Talvez, o que há de diferente nas religiões afro brasileiras, em comparação com as famosas e conhecidas religiões do mundo, seja o resgate de si mesmo, ao qual cada um está exposto, a introspecção e o desejo suntuoso pelo bem-estar e estar-bem na vida física. Não há uma busca opulenta pelo outro mundo, pela pós-vida, os acontecimentos buscados são para agora, são necessidades imediatas, nesta existência, pois, ela encerra em si mesma toda glória ou esquecimento.
A glória se dá pela memória dos que ficam, quando os feitos daqueles que já se foram são mais que considerados pela sociedade vigente. Assim, toda vez que for necessário louvar/saudar determinado orixá, também será feito pela invocação daqueles que a este foram iniciadas e, partiram para outro estágio da vida. Além do corpo físico.
Está lembrança memorável se dará pela invocação do nome religioso que cada um angaria quando é iniciado nos "mistérios do mariô" (Màrìwò). Nas rezas do obi, por exemplo, onde os ancestrais são chamados para ouvir e mesmo inferir e transmitir a mensagem dos deuses. Os ancestrais louvados e chamados são as pessoas que, para o invocador, se fazem importantes, já que construíram um legado e foram para este, mais que professores.
Já o esquecimento se dará para aqueles que não construíram um legado, não buscaram o enaltecimento do nome, da cultura e nada cultivaram ao outro, de jeito que não serão lembradas por qualquer ato. Ou mesmo se dará para aqueles que construíram suas vidas em caminhos falaciosos. Caminhos estes que se construíram na vergonha da falta de caráter e da mentira.
Obviamente, há lados bons e ruins da propagação da fé iorubana, principalmente. Visto que, a tradição jeje (djedje), por exemplo, conseguiu se manter mais fiel às origens do que as demais nações (ketu e angola) cuja propagação construiu a fama, isso porque, toda a expansão 'descontrolada', produziu casas religiosas que são afastadas inclusive ideologicamente de suas matrizes. Nas quais, o culto se perdeu, as tradições se perderam, a cultura se perdeu e, logo a religião se diferencia, de modo danoso para aqueles que buscam angariar o conhecimento e construir a sabedoria afrorreligiosa.
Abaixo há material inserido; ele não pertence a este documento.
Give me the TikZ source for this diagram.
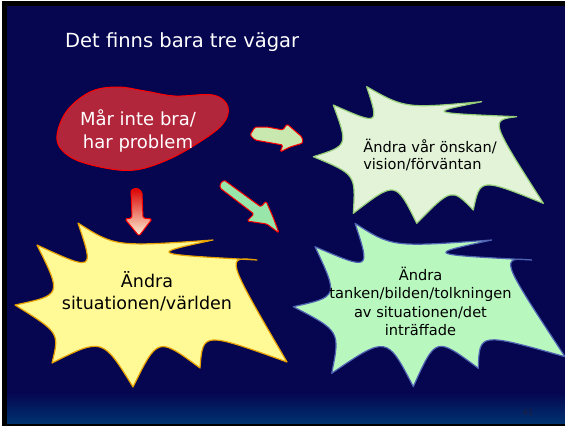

Para aqueles que buscam o vestíbulo às religiões africanas, há que se considerar o quão unidas estas se fazem com suas matrizes, que seja, por exemplo, o Axé Oxumarê, Axé Pilão de Prata, o Ilê Axé Opô Afonjá, o Axé Casa Branca ou ainda, o Axé Gantois. Isso porque, a religião estabelece vínculos com os ancestrais e apenas com esse vínculo estabelecido o conhecimento virá. O tempo vivido de religião implica em construção e lapidação da sabedoria, já que por meio da vivência que o conhecimento é transmitido.
Há todo um sentimento de reserva e segredo nas tradições, devido aos processos históricos aos quais o povo negro foi submetido no decorrer da construção social e suas modificaçoes. Assim, apenas a fidelidade, confiança, tempo, estabelecimento de vínculos darão segurança para que os mestres ensinem os aprendizes. Por fim, se construirá o laço familiar inerente à religião, com país, mães, filhos, sobrinhos de fé. Cuja hierarquia banha e protege os seus. A palavra de ordem para alcançar os degraus da sabedoria é dedicação, associada com merecimento.